**** Supplied information ****
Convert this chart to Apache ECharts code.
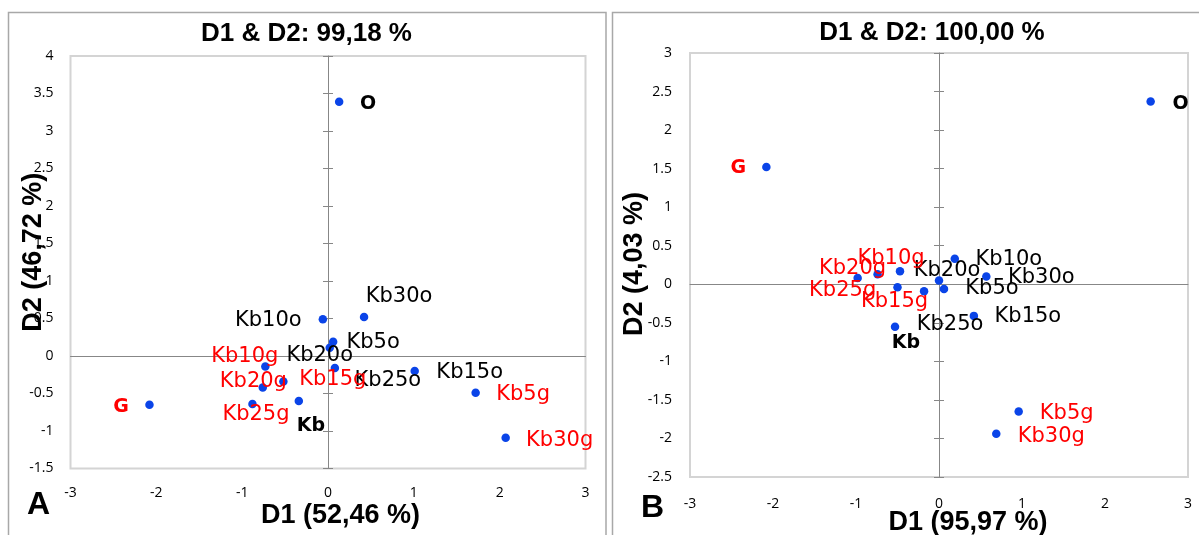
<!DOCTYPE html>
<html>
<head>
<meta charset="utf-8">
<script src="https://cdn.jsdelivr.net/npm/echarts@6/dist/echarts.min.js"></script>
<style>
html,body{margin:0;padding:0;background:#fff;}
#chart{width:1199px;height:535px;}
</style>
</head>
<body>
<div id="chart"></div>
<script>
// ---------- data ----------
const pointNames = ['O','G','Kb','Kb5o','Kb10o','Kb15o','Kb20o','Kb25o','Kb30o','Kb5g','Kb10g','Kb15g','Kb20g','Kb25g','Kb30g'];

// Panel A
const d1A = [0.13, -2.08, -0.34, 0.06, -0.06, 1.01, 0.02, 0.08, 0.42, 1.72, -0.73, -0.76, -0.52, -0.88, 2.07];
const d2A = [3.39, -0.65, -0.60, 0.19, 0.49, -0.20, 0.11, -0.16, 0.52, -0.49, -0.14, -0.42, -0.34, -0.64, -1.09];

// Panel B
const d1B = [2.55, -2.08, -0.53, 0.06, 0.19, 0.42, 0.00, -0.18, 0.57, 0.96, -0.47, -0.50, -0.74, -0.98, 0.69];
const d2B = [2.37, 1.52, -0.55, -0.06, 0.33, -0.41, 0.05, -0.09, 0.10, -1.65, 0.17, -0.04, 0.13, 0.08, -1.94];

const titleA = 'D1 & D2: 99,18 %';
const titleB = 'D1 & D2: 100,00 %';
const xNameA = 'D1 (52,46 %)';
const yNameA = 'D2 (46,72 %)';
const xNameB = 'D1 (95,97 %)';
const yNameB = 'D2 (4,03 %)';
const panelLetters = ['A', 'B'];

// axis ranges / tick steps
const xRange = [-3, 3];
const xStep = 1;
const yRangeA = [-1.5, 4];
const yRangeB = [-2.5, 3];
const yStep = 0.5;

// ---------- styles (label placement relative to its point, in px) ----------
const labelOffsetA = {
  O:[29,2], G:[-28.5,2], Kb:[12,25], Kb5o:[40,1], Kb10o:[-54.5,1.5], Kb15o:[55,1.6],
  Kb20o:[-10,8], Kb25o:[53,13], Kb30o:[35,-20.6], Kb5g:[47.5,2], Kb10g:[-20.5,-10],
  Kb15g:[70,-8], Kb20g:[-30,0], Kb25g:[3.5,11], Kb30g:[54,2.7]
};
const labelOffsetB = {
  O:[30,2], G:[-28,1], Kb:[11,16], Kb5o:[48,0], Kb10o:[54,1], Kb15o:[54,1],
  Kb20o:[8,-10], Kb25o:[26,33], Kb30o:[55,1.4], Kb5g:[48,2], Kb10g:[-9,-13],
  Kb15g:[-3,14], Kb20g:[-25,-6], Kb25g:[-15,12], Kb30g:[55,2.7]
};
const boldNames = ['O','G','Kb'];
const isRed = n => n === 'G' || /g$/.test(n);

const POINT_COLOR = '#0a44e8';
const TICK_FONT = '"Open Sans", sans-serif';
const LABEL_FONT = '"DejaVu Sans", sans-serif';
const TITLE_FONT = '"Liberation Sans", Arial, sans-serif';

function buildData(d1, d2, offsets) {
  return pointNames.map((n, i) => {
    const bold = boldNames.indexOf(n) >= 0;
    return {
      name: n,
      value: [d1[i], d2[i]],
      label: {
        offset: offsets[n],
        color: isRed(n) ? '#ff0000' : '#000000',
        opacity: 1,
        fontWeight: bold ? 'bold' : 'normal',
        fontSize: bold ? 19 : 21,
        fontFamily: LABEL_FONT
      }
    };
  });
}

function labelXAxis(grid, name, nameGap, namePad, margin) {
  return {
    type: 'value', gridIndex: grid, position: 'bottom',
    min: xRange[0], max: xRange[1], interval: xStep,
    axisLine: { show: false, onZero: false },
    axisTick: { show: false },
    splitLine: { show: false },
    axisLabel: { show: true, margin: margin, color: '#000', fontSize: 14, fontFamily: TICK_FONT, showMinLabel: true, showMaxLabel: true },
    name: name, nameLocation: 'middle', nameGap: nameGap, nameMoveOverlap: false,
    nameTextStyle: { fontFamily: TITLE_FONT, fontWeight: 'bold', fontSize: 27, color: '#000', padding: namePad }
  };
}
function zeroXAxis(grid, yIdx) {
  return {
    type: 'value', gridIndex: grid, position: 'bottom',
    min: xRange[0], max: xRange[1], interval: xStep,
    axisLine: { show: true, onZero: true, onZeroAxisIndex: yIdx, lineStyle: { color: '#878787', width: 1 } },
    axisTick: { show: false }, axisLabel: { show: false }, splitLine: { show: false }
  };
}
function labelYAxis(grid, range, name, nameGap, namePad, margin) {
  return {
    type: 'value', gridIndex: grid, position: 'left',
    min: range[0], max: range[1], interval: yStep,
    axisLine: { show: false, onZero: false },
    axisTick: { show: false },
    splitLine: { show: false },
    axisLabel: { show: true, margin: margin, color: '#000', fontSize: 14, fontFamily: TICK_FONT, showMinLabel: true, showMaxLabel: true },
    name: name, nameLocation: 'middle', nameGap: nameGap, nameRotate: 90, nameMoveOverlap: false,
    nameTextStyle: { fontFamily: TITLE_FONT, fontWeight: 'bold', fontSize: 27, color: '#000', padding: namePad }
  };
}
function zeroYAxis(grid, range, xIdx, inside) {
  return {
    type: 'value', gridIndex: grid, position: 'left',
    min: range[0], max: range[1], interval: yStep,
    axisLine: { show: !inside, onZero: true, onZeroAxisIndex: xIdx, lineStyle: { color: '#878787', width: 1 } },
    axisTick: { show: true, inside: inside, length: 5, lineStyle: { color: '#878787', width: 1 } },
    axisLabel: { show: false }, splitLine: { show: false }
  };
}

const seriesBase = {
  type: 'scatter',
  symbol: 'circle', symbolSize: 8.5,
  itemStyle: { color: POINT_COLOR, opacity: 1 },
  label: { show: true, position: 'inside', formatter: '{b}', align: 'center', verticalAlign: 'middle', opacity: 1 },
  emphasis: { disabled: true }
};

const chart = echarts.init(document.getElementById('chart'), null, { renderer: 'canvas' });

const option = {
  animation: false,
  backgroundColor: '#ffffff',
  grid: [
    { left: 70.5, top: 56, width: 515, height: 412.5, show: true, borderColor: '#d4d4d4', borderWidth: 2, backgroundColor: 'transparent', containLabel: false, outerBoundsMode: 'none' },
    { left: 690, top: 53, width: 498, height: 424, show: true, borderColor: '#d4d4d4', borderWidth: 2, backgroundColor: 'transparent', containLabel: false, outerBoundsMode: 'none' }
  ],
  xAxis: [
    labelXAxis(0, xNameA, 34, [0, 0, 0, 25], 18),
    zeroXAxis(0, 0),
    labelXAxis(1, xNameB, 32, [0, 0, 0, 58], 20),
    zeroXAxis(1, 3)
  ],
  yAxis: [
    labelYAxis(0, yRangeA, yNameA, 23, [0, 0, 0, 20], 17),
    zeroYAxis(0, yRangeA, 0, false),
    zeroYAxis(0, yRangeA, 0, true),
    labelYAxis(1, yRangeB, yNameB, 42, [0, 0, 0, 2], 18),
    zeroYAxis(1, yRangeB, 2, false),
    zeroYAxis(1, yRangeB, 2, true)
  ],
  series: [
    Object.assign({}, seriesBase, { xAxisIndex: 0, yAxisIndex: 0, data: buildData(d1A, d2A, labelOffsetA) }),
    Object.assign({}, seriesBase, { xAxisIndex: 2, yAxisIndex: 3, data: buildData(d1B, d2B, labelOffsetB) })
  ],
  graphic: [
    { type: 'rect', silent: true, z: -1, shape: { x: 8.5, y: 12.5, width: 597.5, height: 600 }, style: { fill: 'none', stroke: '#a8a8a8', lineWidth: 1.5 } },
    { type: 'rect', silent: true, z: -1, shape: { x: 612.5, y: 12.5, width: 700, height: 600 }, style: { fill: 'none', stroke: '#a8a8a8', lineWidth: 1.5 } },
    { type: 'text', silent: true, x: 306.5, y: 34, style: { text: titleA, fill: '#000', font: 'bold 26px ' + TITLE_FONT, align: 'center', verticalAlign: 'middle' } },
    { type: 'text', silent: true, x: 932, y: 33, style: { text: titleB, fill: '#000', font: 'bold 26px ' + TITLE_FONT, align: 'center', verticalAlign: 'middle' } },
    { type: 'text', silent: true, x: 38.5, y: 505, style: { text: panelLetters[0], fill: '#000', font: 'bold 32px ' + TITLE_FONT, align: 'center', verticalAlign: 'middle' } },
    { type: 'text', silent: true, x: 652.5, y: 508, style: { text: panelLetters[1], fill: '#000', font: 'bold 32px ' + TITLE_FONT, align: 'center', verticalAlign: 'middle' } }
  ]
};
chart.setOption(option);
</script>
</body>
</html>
****
Written problem
Set down again, exactly, the lines of the material above from its first line to the one with "const isRed = n => n === 'G' || /g$/.test(n);", inclusive. Leave the pictures out.

Written answer
Convert this chart to Apache ECharts code.
<!DOCTYPE html>
<html>
<head>
<meta charset="utf-8">
<script src="https://cdn.jsdelivr.net/npm/echarts@6/dist/echarts.min.js"></script>
<style>
html,body{margin:0;padding:0;background:#fff;}
#chart{width:1199px;height:535px;}
</style>
</head>
<body>
<div id="chart"></div>
<script>
// ---------- data ----------
const pointNames = ['O','G','Kb','Kb5o','Kb10o','Kb15o','Kb20o','Kb25o','Kb30o','Kb5g','Kb10g','Kb15g','Kb20g','Kb25g','Kb30g'];

// Panel A
const d1A = [0.13, -2.08, -0.34, 0.06, -0.06, 1.01, 0.02, 0.08, 0.42, 1.72, -0.73, -0.76, -0.52, -0.88, 2.07];
const d2A = [3.39, -0.65, -0.60, 0.19, 0.49, -0.20, 0.11, -0.16, 0.52, -0.49, -0.14, -0.42, -0.34, -0.64, -1.09];

// Panel B
const d1B = [2.55, -2.08, -0.53, 0.06, 0.19, 0.42, 0.00, -0.18, 0.57, 0.96, -0.47, -0.50, -0.74, -0.98, 0.69];
const d2B = [2.37, 1.52, -0.55, -0.06, 0.33, -0.41, 0.05, -0.09, 0.10, -1.65, 0.17, -0.04, 0.13, 0.08, -1.94];

const titleA = 'D1 & D2: 99,18 %';
const titleB = 'D1 & D2: 100,00 %';
const xNameA = 'D1 (52,46 %)';
const yNameA = 'D2 (46,72 %)';
const xNameB = 'D1 (95,97 %)';
const yNameB = 'D2 (4,03 %)';
const panelLetters = ['A', 'B'];

// axis ranges / tick steps
const xRange = [-3, 3];
const xStep = 1;
const yRangeA = [-1.5, 4];
const yRangeB = [-2.5, 3];
const yStep = 0.5;

// ---------- styles (label placement relative to its point, in px) ----------
const labelOffsetA = {
  O:[29,2], G:[-28.5,2], Kb:[12,25], Kb5o:[40,1], Kb10o:[-54.5,1.5], Kb15o:[55,1.6],
  Kb20o:[-10,8], Kb25o:[53,13], Kb30o:[35,-20.6], Kb5g:[47.5,2], Kb10g:[-20.5,-10],
  Kb15g:[70,-8], Kb20g:[-30,0], Kb25g:[3.5,11], Kb30g:[54,2.7]
};
const labelOffsetB = {
  O:[30,2], G:[-28,1], Kb:[11,16], Kb5o:[48,0], Kb10o:[54,1], Kb15o:[54,1],
  Kb20o:[8,-10], Kb25o:[26,33], Kb30o:[55,1.4], Kb5g:[48,2], Kb10g:[-9,-13],
  Kb15g:[-3,14], Kb20g:[-25,-6], Kb25g:[-15,12], Kb30g:[55,2.7]
};
const boldNames = ['O','G','Kb'];
const isRed = n => n === 'G' || /g$/.test(n);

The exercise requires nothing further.